Congrats and keep us posted on the range report.:smt033


----------



## recoilguy (Apr 30, 2009)

Congrats on the new weapon. Enjoy it get to know it clean it and treat it nice. I hope you will love it.

RCG


----------



## sliponby (Nov 16, 2009)

Good luck with your new PM9. I've had mine a little over a month now and it goes everywhere I go. Took the place of my Ruger LCP in my right front pocket in a DeSantis holster. Nothing wrong with the LCP, just felt undergunned with the .380 cal. Ordered a Crimson Trace laser for it today.


----------



## mrwizardly (Nov 19, 2008)

Hey Fanner50, 
the Kahr has the "sweetest" trigger for it's size. Great quality. I must have about 700 rds thru my PM9 now, and not one failure, not that I'm expecting one, but still great that it is living up to its rep. You didn't mention which model? Good luck, be safe, and enjoy.
MW


----------



## Fanner50 (Nov 22, 2009)

The model is the PM9. I hope to get to the range either Wednesday or Friday. I am SO anxious to shoot this little gun. I am so excited, I hope everything goes well when I finally get to shoot it. :smt023


----------



## mrwizardly (Nov 19, 2008)

I think there are a few different models of PM-9's. Mine fore instance is the *Kahr PM9093N 9mm, Night Sights* Not a big deal tho. Have fun/be safe.
MW


----------



## wagon (Sep 26, 2009)

Congrat Fanner50! PM9 is sure sweet to carry, small and light ... amazingly accurate too. Got mine back in Sept, so fra it only has 2 range time with total 380 rounds. Zero jammo, not FTF, no FTE, it shoots better than I can.

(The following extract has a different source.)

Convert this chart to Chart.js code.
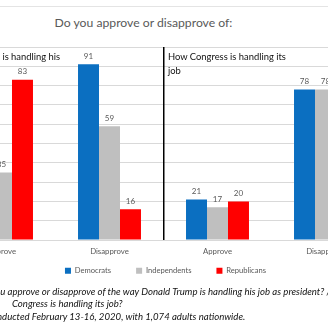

One thing I've found is the gap between the grip and the mag (base plate) can pinch my pinky, should not be an issue in the case of SD situation, but in the range shooting hundreds of rounds, it does hurt.

Overall, a marvelous gun for CC and for SD, You'll like it :smt023


----------



## Hollander (Feb 2, 2009)

Congrats. Love my PM9 and will be picking up a new MK9 next week as well. Enjoy it, be safe, and Happy Thanksgiving.


----------



## Krab (Mar 18, 2008)

Congrats on your new gun. I don't think you'll be dissapointed with a Kahr. Be sure you get pics of it when you get back from your range session. Happy Thanksgiving to all.


----------



## Zertek (Dec 14, 2009)

congrats on your new gun


----------



## jimjack (Nov 25, 2009)

Congratulations on the PM9. I've had mine 2 or 3 years. Carry it on my motorcycle and everywhere else I go.

Very concealable weapon and accurate. Don't even know it's on my hip. Can also carry it in the side pocket of my cargo pants in a pocket holster. Barely notice it when walking, though it does swing a bit. Not a problem while sitting steady on a rode trip on the bike.


----------



## mrwizardly (Nov 19, 2008)

> One thing I've found is the gap between the grip and the mag (base plate) can pinch my pinky, should not be an issue in the case of SD situation, but in the range shooting hundreds of rounds, it does hurt.


Well, they really pack 2 lbs of gun into a 15 oz frame, so things get a little close, it has to be expected. I don't think anybody bought this gun for extended range shooting. Every few weeks I shoot 20-50 rds tops, just to keep it limber. It was never meant to be a range gun, but I will say this, it has a great trigger and is very accurate. I's likes it!


> Very concealable weapon and accurate. Don't even know it's on my hip. Can also carry it in the side pocket of my cargo pants in a pocket holster. Barely notice it when walking, though it does swing a bit. Not a problem while sitting steady on a rode trip on the bike.


 Ditto, except for the motorcycle part (too dangerous with all the impatient driver on the road), I have my PM9 in my front pocket and I swear it feels like a wallet. I use a Galco podket holster.
MW


----------